» WHAT THE EXERCISE ASKS: Write out exactly, please, every line from the beginning of the entries to the line holding "const axisMax = 18;", and no pictures.
________________________________________
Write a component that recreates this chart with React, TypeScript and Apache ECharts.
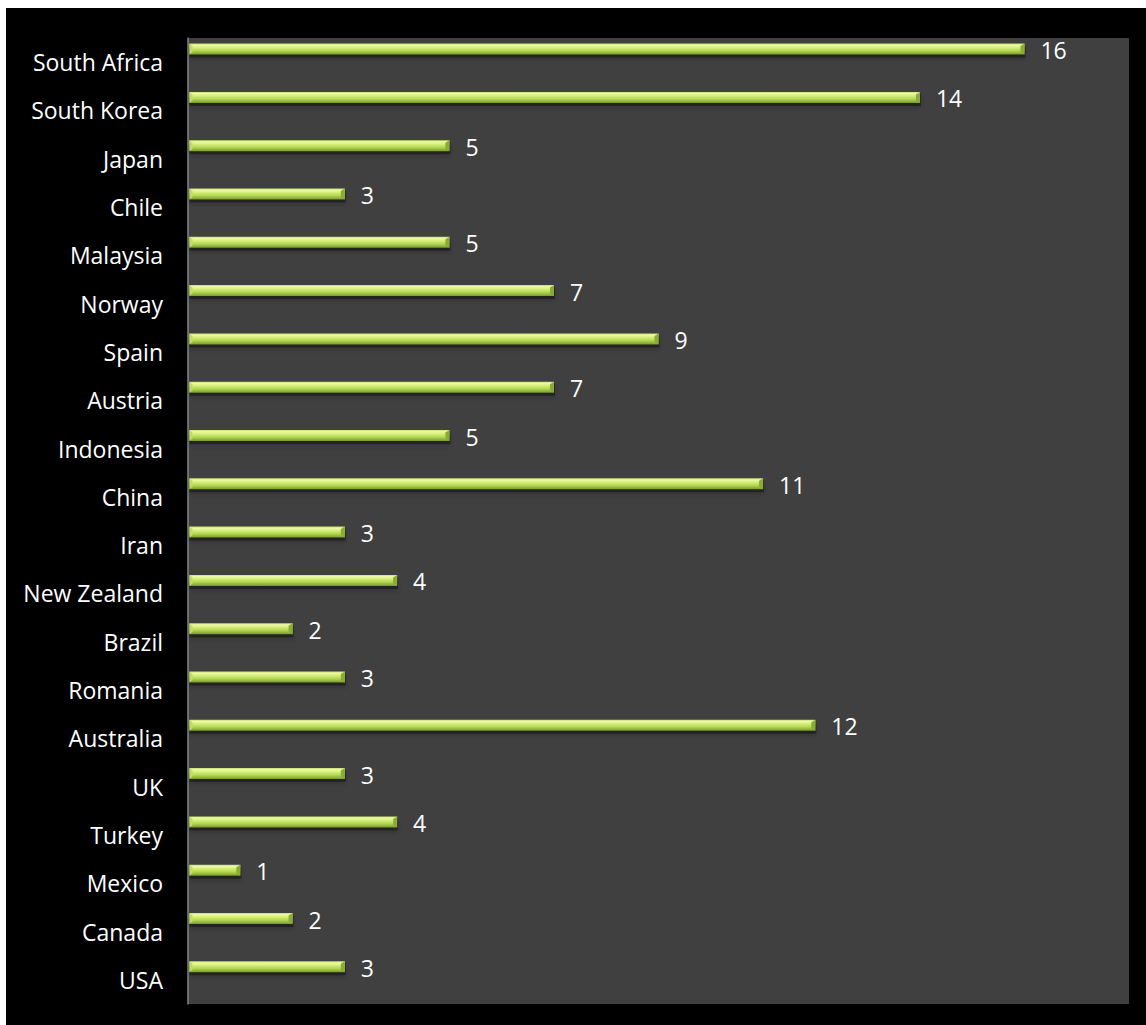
import React, { useEffect, useRef } from "react";
import * as echarts from "echarts";

const categories = [
  "USA", "Canada", "Mexico", "Turkey", "UK", "Australia", "Romania", "Brazil",
  "New Zealand", "Iran", "China", "Indonesia", "Austria", "Spain", "Norway",
  "Malaysia", "Chile", "Japan", "South Korea", "South Africa",
];
const values = [3, 2, 1, 4, 3, 12, 3, 2, 4, 3, 11, 5, 7, 9, 7, 5, 3, 5, 14, 16];
const axisMin = 0;
const axisMax = 18;

export default function App() {
  const ref = useRef<HTMLDivElement>(null);
  useEffect(() => {
    if (!ref.current) return;
    const chart = echarts.init(ref.current, null, { renderer: "svg" });
    const font = '23px "Open Sans"';
    chart.setOption({
      animation: false,
      backgroundColor: "#000000",
      grid: {
        left: 182,
        top: 30,
        right: 17,
        bottom: 21,
        show: true,
        backgroundColor: "#404040",
        borderWidth: 0,
      },
      xAxis: {
        type: "value",
        min: axisMin,
        max: axisMax,
        show: false,
      },
      yAxis: {
        type: "category",
        data: categories,
        axisLine: { show: true, lineStyle: { color: "#868686", width: 1.5 } },
        axisTick: { show: false },
        splitLine: { show: false },
        axisLabel: {
          color: "#ffffff",
          fontSize: 23,
          fontFamily: "Open Sans",
          margin: 25,
          padding: [0, 0, 4, 0],
        },
      },
      series: [
        {
          type: "custom",
          encode: { x: 0, y: 1 },
          data: values.map((v, i) => [v, i]),
          renderItem: (params: any, api: any) => {
            const v = api.value(0);
            const cat = api.value(1);
            const s = api.coord([0, cat]);
            const e = api.coord([v, cat]);
            const band = api.size([0, 1])[1];
            const h = 11;
            const yc = s[1] - band * 0.27;
            const top = yc - h / 2;
            const x0 = s[0] + 1.5;
            const x1 = e[0];
            const w = x1 - x0;
            return {
              type: "group",
              children: [
                {
                  type: "rect",
                  shape: { x: x0, y: top + 2, width: w + 1, height: h + 1 },
                  style: {
                    fill: "rgba(0,0,0,0.35)",
                    shadowBlur: 4,
                    shadowColor: "rgba(0,0,0,0.5)",
                    shadowOffsetY: 2,
                  },
                },
                {
                  type: "rect",
                  shape: { x: x0, y: top, width: w, height: h },
                  style: {
                    fill: new echarts.graphic.LinearGradient(0, 0, 0, 1, [
                      { offset: 0, color: "#c8e070" },
                      { offset: 0.15, color: "#eefaa6" },
                      { offset: 0.35, color: "#d6ef7c" },
                      { offset: 0.65, color: "#b2d652" },
                      { offset: 1, color: "#7a9a2a" },
                    ]),
                  },
                },
                {
                  type: "polygon",
                  shape: {
                    points: [
                      [x1 - 4, top + 2.5],
                      [x1, top],
                      [x1, top + h],
                      [x1 - 4, top + h - 2.5],
                    ],
                  },
                  style: { fill: "#8aab34" },
                },
                {
                  type: "polygon",
                  shape: {
                    points: [
                      [x0, top],
                      [x0 + 3, top + 2.5],
                      [x0 + 3, top + h - 2.5],
                      [x0, top + h],
                    ],
                  },
                  style: { fill: "#c0de66" },
                },
                {
                  type: "text",
                  x: x1 + 16,
                  y: yc + 1,
                  style: {
                    text: String(v),
                    fill: "#ffffff",
                    font: font,
                    align: "left",
                    verticalAlign: "middle",
                  },
                },
              ],
            };
          },
        },
      ],
    });
    return () => chart.dispose();
  }, []);
  return (
    <div
      ref={ref}
      style={{ position: "fixed", left: 6, top: 8, width: 1140, height: 1017 }}
    />
  );
}
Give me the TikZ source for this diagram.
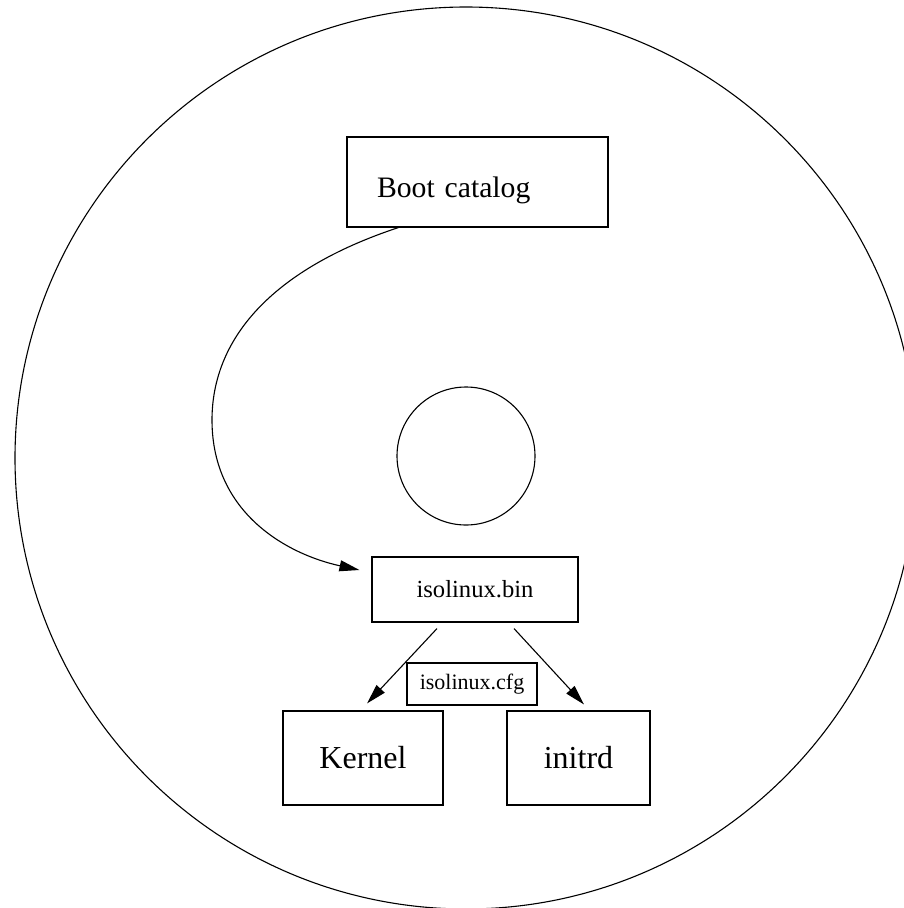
________________________________________
» ANSWER TO THE PROBLEM:
Write a component that recreates this chart with React, TypeScript and Apache ECharts.
import React, { useEffect, useRef } from "react";
import * as echarts from "echarts";

const categories = [
  "USA", "Canada", "Mexico", "Turkey", "UK", "Australia", "Romania", "Brazil",
  "New Zealand", "Iran", "China", "Indonesia", "Austria", "Spain", "Norway",
  "Malaysia", "Chile", "Japan", "South Korea", "South Africa",
];
const values = [3, 2, 1, 4, 3, 12, 3, 2, 4, 3, 11, 5, 7, 9, 7, 5, 3, 5, 14, 16];
const axisMin = 0;
const axisMax = 18;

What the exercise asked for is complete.